Financial services company The Charles Schwab Corporation (NYSE: SCHW) is preparing to report third-quarter results on October 14, with experts predicting a mixed outcome. As part of its long-term succession plan announced earlier this year, the company is headed for a CEO change by the end of the year.
The Westlake-headquartered bank’s stock has gone through a series of highs and lows after hitting a record high in early 2022. The overall performance has been lackluster since then as the stock failed to stabilize. Meanwhile, the shares are yet to recover from the post-earnings selloff they suffered in mid-July. SCHW has lost about 6% so far in 2024.
Estimates
When the company releases its third-quarter report on October 14, before the opening bell, the market will be looking for earnings of $0.75 per share, excluding one-off items. In the prior-year quarter, it earned $0.77 per share. The consensus revenue estimate is $4.75 billion for Q3, compared to $4.60 billion in the corresponding period of 2023. The top line is likely to benefit from an uptick in net interest income and better trading volumes. In the previous quarter, daily average trades increased 4% year-over-year.

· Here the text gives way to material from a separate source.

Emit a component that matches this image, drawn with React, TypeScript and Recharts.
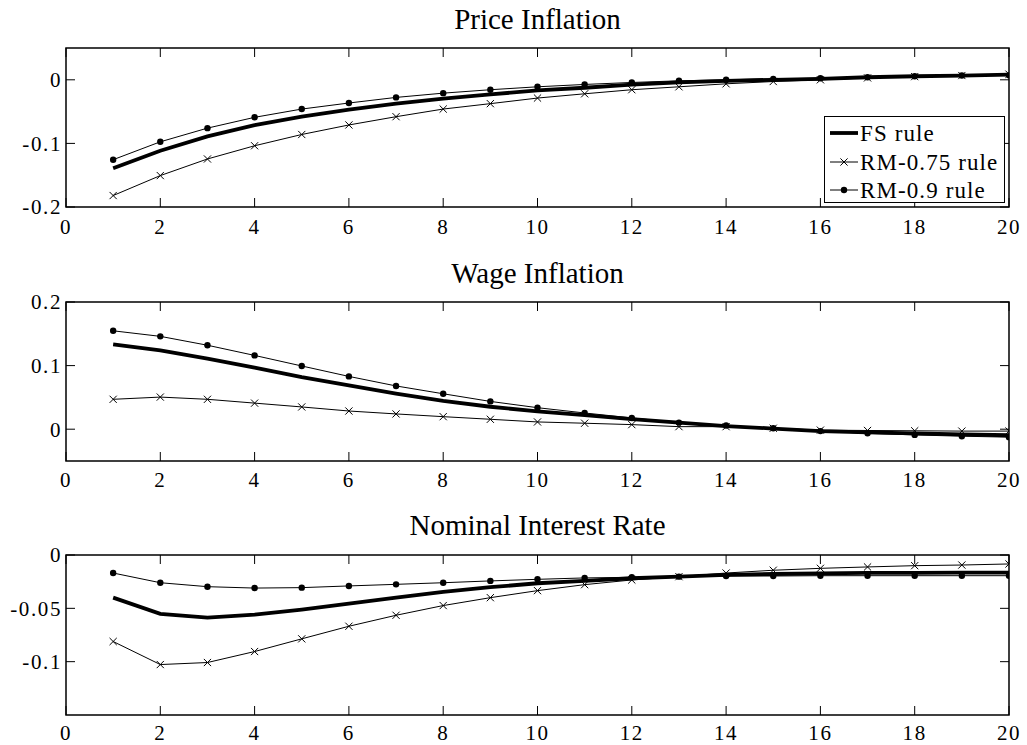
import { LineChart, Line, XAxis, YAxis, ReferenceArea } from 'recharts';

// horizon (quarters)
const periods = [1, 2, 3, 4, 5, 6, 7, 8, 9, 10, 11, 12, 13, 14, 15, 16, 17, 18, 19, 20];
const xTicks = [0, 2, 4, 6, 8, 10, 12, 14, 16, 18, 20];

const seriesNames = ['FS rule', 'RM-0.75 rule', 'RM-0.9 rule'];

// Price Inflation
const priceFS = [-0.139, -0.1115, -0.089, -0.0714, -0.058, -0.047, -0.0375, -0.0297, -0.023, -0.0167, -0.0125, -0.0075, -0.004, -0.0016, 0, 0.0015, 0.004, 0.0056, 0.0067, 0.008];
const priceRM75 = [-0.182, -0.1506, -0.1245, -0.1037, -0.086, -0.071, -0.058, -0.046, -0.0375, -0.0287, -0.022, -0.0156, -0.011, -0.0063, -0.0027, 0, 0.003, 0.005, 0.0067, 0.0088];
const priceRM90 = [-0.1256, -0.0975, -0.076, -0.059, -0.046, -0.0365, -0.0277, -0.021, -0.0156, -0.011, -0.0073, -0.0042, -0.0016, 0, 0.0015, 0.0025, 0.004, 0.0056, 0.0067, 0.007];

// Wage Inflation
const wageFS = [0.1333, 0.124, 0.111, 0.097, 0.082, 0.0688, 0.056, 0.0447, 0.0353, 0.028, 0.022, 0.016, 0.0104, 0.005, 0.001, -0.003, -0.005, -0.0065, -0.008, -0.0095];
const wageRM75 = [0.047, 0.0505, 0.047, 0.041, 0.035, 0.0286, 0.024, 0.0197, 0.0156, 0.0114, 0.0094, 0.0072, 0.004, 0.004, 0.0015, -0.0015, -0.002, -0.0025, -0.003, -0.003];
const wageRM90 = [0.1547, 0.146, 0.132, 0.116, 0.0994, 0.083, 0.068, 0.0557, 0.0437, 0.0338, 0.0255, 0.0177, 0.0104, 0.0057, 0.0015, -0.003, -0.0065, -0.009, -0.011, -0.0125];

// Nominal Interest Rate
const rateFS = [-0.04, -0.0552, -0.0587, -0.0559, -0.0512, -0.0456, -0.04, -0.0346, -0.0302, -0.0265, -0.0243, -0.0218, -0.0203, -0.0187, -0.0178, -0.0172, -0.0168, -0.0167, -0.0166, -0.0166];
const rateRM75 = [-0.0811, -0.1027, -0.1008, -0.0905, -0.0786, -0.0668, -0.0565, -0.0474, -0.04, -0.0334, -0.0278, -0.0234, -0.0203, -0.0169, -0.0143, -0.0125, -0.0112, -0.01, -0.0094, -0.0084];
const rateRM90 = [-0.0169, -0.026, -0.0297, -0.031, -0.0306, -0.029, -0.0275, -0.026, -0.0243, -0.0228, -0.0215, -0.0209, -0.0203, -0.0197, -0.0197, -0.0194, -0.0194, -0.0194, -0.0194, -0.0194];

const FONT = "'Liberation Serif', 'Times New Roman', serif";
const MT = 20; // chart top margin
const XH = 34; // x-axis band
const LEFT = 66;
const RIGHT = 1009;

const buildRows = (fs: number[], rm75: number[], rm90: number[]) =>
  periods.map((t, i) => ({ t, fs: fs[i], rm75: rm75[i], rm90: rm90[i] }));

const CrossDot = (props: any) => {
  const { cx, cy, index } = props;
  if (cx == null || cy == null) return null;
  const s = 3.6;
  return (
    <path
      key={`c-${index}`}
      d={`M${cx - s},${cy - s}L${cx + s},${cy + s}M${cx - s},${cy + s}L${cx + s},${cy - s}`}
      stroke="#000"
      strokeWidth={1}
      fill="none"
    />
  );
};

const BallDot = (props: any) => {
  const { cx, cy, index } = props;
  if (cx == null || cy == null) return null;
  return <circle key={`b-${index}`} cx={cx} cy={cy} r={3.2} fill="#000" stroke="none" />;
};

interface PanelProps {
  top: number;
  plotH: number;
  title: string;
  titleBaseline: number;
  labelGap: number;
  rows: Array<{ t: number; fs: number; rm75: number; rm90: number }>;
  domain: [number, number];
  yTicks: number[];
}

function Panel({ top, plotH, title, titleBaseline, labelGap, rows, domain, yTicks }: PanelProps) {
  const height = MT + plotH + XH;
  const bottom = MT + plotH;

  const XTick = (p: any) => {
    const { x, payload } = p;
    return (
      <g>
        <line x1={x} x2={x} y1={bottom} y2={bottom - 9} stroke="#000" strokeWidth={1} />
        <line x1={x} x2={x} y1={MT} y2={MT + 9} stroke="#000" strokeWidth={1} />
        <text x={x} y={bottom + labelGap} textAnchor="middle" fontFamily={FONT} fontSize={21} letterSpacing={1.6} fill="#000">
          {payload.value}
        </text>
      </g>
    );
  };

  const YTick = (p: any) => {
    const { y, payload } = p;
    return (
      <g>
        <line x1={LEFT} x2={LEFT + 9} y1={y} y2={y} stroke="#000" strokeWidth={1} />
        <line x1={RIGHT} x2={RIGHT - 9} y1={y} y2={y} stroke="#000" strokeWidth={1} />
        <text x={LEFT - 4} y={y} dy="0.35em" textAnchor="end" fontFamily={FONT} fontSize={21} letterSpacing={1.6} fill="#000">
          {payload.value}
        </text>
      </g>
    );
  };

  return (
    <>
      <div
        style={{
          position: 'absolute',
          left: LEFT,
          width: RIGHT - LEFT,
          top: titleBaseline - 24.3,
          lineHeight: '29px',
          fontSize: 29,
          fontFamily: FONT,
          textAlign: 'center',
          color: '#000',
          whiteSpace: 'nowrap',
        }}
      >
        {title}
      </div>
      <div style={{ position: 'absolute', left: 0, top: top - MT }}>
        <LineChart width={1027} height={height} data={rows} margin={{ top: MT, right: 1027 - RIGHT, bottom: 0, left: 0 }}>
          <XAxis
            dataKey="t"
            type="number"
            domain={[0, 20]}
            ticks={xTicks}
            interval={0}
            height={XH}
            tick={XTick}
            tickLine={false}
            axisLine={false}
            allowDataOverflow
          />
          <YAxis
            type="number"
            domain={domain}
            ticks={yTicks}
            interval={0}
            width={LEFT}
            tick={YTick}
            tickLine={false}
            axisLine={false}
            allowDataOverflow
          />
          <ReferenceArea x1={0} x2={20} y1={domain[0]} y2={domain[1]} fill="none" stroke="#000" strokeWidth={1.5} fillOpacity={0} />
          <Line type="linear" dataKey="fs" stroke="#000" strokeWidth={3.8} dot={false} isAnimationActive={false} />
          <Line type="linear" dataKey="rm75" stroke="#000" strokeWidth={1} dot={CrossDot} isAnimationActive={false} />
          <Line type="linear" dataKey="rm90" stroke="#000" strokeWidth={1} dot={BallDot} isAnimationActive={false} />
        </LineChart>
      </div>
    </>
  );
}

function LegendBox() {
  const rowsY = [17, 46, 74];
  return (
    <div
      style={{
        position: 'absolute',
        left: 824,
        top: 116,
        width: 181,
        height: 87,
        boxSizing: 'border-box',
        border: '1.5px solid #000',
        background: '#fff',
        fontFamily: FONT,
      }}
    >
      <svg width={181} height={87} style={{ position: 'absolute', left: -1.5, top: -1.5 }}>
        {seriesNames.map((name, i) => (
          <g key={name}>
            <line x1={6} x2={34} y1={rowsY[i]} y2={rowsY[i]} stroke="#000" strokeWidth={i === 0 ? 3.8 : 1} />
            {i === 1 && <CrossDot cx={20} cy={rowsY[i]} index={0} />}
            {i === 2 && <BallDot cx={20} cy={rowsY[i]} index={0} />}
            <text x={36} y={rowsY[i]} dy="0.35em" fontSize={23} letterSpacing={1.1} fontFamily={FONT} fill="#000">
              {name}
            </text>
          </g>
        ))}
      </svg>
    </div>
  );
}

export default function App() {
  return (
    <div style={{ position: 'absolute', left: 0, top: 0, width: 1027, height: 745, background: '#fff', overflow: 'hidden' }}>
      <Panel
        top={48}
        plotH={159}
        title="Price Inflation"
        titleBaseline={29}
        labelGap={27}
        rows={buildRows(priceFS, priceRM75, priceRM90)}
        domain={[-0.2, 0.05]}
        yTicks={[-0.2, -0.1, 0]}
      />
      <Panel
        top={302}
        plotH={159}
        title="Wage Inflation"
        titleBaseline={283}
        labelGap={26}
        rows={buildRows(wageFS, wageRM75, wageRM90)}
        domain={[-0.05, 0.2]}
        yTicks={[0, 0.1, 0.2]}
      />
      <Panel
        top={555}
        plotH={160}
        title="Nominal Interest Rate"
        titleBaseline={535}
        labelGap={25}
        rows={buildRows(rateFS, rateRM75, rateRM90)}
        domain={[-0.15, 0]}
        yTicks={[-0.1, -0.05, 0]}
      />
      <LegendBox />
    </div>
  );
}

Charles Schwab serves customers by providing an array of financial services under one roof, and its open-architecture platform allows clients to access multiple investment options. The company has around $10 trillion in assets under management and nearly 40 million clients, which makes it one of the biggest and most well-known brokerages globally. Of late, its banking business has been facing headwinds like shrinking deposits and intense competition.
From Charles Schwab’s Q2 2024 earnings call:
“Our ability to increase our scale while also continuously driving efficiency in our operations remains one of our key competitive advantages. The Ameritrade integration is a clear example of how we have vastly increased our scale while cutting costs. And by the end of this year, we’ll realize the remaining 10% of run-rate expense synergies from the acquisition. Over time, our growing client base, our cost discipline, and our ongoing investments in technology will continue to help us reduce our cost to serve our clients…”
Q2 Results Miss
In the second quarter, revenue edged up 1% year-over-year to $4.69 billion. The top line was broadly in line with analysts’ estimates. Revenues benefitted from an increase in total client assets amid sustained equity market strength and organic asset gathering. Asset Management & Administration Fee, which accounts for nearly 30% of total revenue, has been the main growth driver lately.
Net income available to common stockholders was $1.21 billion or $0.66 per share in Q2, compared to $1.17 billion or $0.64 per share in the prior-year quarter. Adjusted profit declined to $0.73 per share from $0.75 per share last year. Earnings surpassed Wall Street’s projections, marking the sixth beat in a row.
CEO Change
Recently, the Charles Schwab leadership said that Walter Bettinger will retire as chief executive officer by the end of 2024. Bettinger will be succeeded by the company’s president and asset management veteran Richard Wurster, taking over the role in early 2025. The transition, which is part of a long-term succession plan, is expected to ensure continuity for clients, employees, and shareholders.
Over the past two months, shares of Charles Schwab have traded mostly below their 52-week average. On Friday, the stock opened slightly above $63 and traded higher in the early hours.